— EXERCISE INPUT —
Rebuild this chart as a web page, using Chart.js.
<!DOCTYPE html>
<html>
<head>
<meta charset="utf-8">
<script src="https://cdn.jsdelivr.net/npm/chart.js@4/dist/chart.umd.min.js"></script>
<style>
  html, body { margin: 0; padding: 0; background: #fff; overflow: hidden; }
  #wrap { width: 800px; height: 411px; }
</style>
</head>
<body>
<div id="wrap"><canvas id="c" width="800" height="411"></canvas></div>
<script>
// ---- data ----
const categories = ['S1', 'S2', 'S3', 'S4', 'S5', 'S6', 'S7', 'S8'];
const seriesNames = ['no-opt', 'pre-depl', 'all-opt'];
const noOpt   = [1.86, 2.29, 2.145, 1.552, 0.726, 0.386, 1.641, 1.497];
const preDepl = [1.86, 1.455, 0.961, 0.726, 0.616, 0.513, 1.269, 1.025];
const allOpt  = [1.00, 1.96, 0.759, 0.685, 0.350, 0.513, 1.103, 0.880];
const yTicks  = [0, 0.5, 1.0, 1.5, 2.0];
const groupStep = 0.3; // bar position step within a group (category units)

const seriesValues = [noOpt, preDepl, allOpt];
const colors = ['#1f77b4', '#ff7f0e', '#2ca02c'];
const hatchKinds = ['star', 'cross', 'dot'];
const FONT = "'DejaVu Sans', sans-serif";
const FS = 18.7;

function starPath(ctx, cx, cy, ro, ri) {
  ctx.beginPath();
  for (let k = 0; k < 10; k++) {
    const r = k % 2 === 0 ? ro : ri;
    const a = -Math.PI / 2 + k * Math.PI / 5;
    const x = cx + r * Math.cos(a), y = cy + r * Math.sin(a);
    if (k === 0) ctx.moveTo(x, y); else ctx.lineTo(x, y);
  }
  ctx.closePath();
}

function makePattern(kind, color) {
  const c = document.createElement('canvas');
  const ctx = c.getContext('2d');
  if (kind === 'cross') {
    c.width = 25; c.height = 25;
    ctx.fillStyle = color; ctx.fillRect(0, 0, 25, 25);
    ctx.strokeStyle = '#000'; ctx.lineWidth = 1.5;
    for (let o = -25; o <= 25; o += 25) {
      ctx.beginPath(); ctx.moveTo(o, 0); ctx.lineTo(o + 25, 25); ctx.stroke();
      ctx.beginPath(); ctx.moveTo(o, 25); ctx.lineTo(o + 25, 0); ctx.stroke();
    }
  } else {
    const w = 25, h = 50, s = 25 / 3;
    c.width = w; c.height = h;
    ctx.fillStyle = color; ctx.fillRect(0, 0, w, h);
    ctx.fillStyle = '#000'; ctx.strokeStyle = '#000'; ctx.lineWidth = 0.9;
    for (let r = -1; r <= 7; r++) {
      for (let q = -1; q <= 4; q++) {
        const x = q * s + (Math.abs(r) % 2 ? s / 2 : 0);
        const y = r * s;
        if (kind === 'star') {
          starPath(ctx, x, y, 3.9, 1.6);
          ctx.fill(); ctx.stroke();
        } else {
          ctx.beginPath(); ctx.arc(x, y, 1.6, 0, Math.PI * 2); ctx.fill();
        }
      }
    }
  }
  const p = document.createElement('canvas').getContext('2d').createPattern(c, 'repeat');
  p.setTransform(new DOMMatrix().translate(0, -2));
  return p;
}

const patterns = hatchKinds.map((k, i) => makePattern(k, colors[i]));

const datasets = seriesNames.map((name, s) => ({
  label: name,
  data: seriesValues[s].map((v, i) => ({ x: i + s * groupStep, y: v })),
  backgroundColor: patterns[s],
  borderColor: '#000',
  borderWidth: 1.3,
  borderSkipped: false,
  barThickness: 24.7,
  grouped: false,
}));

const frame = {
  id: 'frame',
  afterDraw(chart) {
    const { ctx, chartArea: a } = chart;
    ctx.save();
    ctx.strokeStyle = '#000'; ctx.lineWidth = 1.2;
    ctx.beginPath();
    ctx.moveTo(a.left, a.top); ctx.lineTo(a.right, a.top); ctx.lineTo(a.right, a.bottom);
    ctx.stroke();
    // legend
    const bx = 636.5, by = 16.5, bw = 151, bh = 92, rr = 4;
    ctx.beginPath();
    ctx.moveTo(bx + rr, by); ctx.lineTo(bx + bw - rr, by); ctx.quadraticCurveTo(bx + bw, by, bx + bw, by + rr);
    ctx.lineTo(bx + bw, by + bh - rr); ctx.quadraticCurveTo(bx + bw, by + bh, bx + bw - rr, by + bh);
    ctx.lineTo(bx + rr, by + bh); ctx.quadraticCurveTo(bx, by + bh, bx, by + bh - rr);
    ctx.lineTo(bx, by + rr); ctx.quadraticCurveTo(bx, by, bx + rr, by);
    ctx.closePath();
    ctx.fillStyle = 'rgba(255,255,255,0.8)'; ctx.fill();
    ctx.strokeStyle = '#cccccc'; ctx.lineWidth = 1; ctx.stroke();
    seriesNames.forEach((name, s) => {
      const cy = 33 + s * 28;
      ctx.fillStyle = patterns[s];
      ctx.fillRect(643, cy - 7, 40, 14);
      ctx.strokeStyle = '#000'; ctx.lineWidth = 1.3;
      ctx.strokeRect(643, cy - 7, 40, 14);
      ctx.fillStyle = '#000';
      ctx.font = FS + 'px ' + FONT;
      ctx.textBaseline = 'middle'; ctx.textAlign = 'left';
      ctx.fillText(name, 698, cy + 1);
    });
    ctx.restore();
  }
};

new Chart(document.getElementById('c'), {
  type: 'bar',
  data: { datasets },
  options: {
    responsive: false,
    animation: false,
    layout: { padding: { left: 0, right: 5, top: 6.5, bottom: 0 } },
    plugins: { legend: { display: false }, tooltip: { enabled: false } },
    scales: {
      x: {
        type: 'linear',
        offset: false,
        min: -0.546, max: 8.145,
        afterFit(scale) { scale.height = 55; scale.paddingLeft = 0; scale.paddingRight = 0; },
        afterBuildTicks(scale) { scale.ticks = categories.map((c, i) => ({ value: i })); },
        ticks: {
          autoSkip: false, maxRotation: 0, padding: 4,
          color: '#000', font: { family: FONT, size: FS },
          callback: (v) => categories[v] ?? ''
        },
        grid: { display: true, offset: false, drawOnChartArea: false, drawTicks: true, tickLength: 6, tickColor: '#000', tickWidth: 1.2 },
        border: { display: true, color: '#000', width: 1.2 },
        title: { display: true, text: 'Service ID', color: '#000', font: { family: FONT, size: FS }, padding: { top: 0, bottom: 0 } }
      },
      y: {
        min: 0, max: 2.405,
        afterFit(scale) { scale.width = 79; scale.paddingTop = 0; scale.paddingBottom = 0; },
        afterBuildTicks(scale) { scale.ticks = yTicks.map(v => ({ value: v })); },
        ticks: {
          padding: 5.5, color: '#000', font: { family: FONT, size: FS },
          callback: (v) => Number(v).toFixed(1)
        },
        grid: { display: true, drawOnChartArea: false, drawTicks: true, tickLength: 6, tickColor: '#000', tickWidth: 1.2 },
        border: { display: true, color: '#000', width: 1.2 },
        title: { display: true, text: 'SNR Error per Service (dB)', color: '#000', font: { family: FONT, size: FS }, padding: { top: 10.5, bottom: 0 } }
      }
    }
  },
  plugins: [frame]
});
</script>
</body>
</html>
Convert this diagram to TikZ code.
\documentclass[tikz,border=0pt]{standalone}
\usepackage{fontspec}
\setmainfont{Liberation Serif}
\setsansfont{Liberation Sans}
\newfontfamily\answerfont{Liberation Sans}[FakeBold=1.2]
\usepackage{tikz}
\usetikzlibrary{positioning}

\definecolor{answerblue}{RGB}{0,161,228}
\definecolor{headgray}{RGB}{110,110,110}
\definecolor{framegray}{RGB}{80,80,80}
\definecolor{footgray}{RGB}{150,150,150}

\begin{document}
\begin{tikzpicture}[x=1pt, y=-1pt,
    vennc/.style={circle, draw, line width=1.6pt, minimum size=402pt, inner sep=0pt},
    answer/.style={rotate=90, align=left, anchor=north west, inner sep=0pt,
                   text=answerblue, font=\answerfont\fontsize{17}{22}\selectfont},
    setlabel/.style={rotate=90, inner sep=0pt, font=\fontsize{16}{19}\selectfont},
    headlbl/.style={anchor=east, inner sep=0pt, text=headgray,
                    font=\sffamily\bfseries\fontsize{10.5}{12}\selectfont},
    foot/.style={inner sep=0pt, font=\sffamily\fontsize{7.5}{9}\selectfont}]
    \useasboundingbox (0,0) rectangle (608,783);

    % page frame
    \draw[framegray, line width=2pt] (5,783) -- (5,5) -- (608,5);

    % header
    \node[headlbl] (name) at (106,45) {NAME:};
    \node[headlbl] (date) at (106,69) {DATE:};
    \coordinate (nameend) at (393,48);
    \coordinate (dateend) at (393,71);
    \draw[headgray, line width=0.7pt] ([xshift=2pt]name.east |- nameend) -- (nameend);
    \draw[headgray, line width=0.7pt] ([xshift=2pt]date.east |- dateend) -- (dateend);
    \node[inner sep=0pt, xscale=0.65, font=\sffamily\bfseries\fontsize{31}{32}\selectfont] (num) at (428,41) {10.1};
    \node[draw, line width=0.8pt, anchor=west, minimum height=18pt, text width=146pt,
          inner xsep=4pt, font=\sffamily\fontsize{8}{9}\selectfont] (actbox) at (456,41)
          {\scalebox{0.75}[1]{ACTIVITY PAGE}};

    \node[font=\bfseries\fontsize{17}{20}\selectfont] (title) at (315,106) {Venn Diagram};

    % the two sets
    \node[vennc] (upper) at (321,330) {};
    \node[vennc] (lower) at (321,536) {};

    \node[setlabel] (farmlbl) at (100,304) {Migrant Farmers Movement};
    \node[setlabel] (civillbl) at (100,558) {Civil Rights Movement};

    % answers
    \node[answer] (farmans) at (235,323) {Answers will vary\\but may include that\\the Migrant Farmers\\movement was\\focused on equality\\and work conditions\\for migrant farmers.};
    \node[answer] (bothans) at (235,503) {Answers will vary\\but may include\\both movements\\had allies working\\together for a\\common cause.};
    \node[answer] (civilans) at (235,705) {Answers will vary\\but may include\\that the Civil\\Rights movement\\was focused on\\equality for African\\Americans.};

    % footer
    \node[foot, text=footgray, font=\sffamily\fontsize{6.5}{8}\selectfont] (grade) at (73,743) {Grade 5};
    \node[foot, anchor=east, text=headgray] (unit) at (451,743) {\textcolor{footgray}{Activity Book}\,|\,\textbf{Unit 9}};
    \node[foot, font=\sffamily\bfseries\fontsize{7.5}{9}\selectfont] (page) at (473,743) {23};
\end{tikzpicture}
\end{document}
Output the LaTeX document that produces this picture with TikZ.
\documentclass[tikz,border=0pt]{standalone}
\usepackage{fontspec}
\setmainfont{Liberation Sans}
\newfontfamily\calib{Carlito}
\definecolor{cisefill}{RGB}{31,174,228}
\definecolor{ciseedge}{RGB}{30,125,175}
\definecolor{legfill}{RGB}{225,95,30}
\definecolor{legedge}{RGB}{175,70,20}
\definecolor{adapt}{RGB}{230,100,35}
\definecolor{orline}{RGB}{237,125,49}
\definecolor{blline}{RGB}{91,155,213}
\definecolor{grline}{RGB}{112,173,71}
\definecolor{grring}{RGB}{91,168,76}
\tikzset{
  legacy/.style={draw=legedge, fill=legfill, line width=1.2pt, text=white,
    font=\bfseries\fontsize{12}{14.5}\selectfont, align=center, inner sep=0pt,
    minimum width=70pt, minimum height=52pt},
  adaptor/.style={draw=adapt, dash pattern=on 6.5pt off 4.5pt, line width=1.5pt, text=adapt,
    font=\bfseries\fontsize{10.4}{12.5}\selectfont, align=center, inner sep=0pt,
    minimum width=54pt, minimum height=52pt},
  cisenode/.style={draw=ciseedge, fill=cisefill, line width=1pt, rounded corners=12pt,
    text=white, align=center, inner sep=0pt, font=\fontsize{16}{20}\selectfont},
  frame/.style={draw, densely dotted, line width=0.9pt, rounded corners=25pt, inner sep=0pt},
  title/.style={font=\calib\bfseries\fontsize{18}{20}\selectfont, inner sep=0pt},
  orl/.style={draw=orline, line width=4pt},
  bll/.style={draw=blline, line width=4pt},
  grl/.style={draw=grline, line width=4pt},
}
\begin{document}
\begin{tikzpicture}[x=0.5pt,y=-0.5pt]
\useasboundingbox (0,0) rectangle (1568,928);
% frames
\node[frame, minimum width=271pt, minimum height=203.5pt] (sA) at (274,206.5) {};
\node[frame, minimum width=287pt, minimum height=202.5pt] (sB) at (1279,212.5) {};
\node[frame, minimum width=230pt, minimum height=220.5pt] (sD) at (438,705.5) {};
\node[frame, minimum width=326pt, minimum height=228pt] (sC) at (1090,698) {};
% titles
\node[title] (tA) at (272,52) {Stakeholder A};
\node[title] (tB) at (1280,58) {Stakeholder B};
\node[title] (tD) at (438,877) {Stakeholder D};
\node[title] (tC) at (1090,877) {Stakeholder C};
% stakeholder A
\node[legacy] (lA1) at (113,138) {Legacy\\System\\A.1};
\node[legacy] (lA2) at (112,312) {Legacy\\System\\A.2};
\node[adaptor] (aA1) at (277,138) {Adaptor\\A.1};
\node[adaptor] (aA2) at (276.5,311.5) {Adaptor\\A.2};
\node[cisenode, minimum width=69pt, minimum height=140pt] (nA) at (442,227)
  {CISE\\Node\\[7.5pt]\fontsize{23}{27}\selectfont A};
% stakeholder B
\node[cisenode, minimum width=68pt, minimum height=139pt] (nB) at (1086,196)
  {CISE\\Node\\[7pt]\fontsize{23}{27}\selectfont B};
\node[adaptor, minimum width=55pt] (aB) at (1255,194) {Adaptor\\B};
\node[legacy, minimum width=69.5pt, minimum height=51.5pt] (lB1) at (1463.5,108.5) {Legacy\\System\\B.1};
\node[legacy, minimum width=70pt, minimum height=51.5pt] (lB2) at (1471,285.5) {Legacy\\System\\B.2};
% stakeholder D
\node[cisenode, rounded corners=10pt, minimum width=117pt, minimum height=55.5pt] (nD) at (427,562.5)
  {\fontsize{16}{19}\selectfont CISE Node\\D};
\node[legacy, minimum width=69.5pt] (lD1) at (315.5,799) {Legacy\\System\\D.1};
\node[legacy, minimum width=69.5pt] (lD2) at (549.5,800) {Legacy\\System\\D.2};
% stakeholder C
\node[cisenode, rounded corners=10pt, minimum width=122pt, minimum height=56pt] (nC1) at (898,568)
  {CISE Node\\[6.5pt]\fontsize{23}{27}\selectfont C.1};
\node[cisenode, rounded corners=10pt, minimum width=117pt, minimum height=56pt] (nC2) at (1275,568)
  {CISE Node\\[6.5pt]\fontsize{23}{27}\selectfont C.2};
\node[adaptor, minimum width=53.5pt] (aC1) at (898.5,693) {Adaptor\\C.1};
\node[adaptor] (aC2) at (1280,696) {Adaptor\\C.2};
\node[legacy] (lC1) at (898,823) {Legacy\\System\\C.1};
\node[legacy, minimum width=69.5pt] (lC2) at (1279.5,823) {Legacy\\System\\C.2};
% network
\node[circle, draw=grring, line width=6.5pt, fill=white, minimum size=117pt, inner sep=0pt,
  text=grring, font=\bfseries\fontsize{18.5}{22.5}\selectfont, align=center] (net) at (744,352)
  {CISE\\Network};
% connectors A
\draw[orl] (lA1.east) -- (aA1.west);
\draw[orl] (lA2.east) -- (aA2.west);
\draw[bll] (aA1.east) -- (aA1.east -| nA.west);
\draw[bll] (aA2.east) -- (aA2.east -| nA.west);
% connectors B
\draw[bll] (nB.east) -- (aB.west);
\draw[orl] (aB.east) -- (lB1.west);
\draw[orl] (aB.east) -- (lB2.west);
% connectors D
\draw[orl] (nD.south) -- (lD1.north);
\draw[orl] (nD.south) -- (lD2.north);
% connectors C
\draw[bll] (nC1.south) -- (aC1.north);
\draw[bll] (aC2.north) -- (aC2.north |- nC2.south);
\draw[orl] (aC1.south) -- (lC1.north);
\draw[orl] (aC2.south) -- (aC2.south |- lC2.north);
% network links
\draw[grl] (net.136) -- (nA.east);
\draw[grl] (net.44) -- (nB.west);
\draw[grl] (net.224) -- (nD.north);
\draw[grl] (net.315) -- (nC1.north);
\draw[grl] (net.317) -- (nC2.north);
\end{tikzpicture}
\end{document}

— AIM OF THE TASK —
Gather every line from the listing above in which "that" appears, and copy those lines.

— THE SOLUTION —
    \node[answer] (farmans) at (235,323) {Answers will vary\\but may include that\\the Migrant Farmers\\movement was\\focused on equality\\and work conditions\\for migrant farmers.};
    \node[answer] (civilans) at (235,705) {Answers will vary\\but may include\\that the Civil\\Rights movement\\was focused on\\equality for African\\Americans.};
Output the LaTeX document that produces this picture with TikZ.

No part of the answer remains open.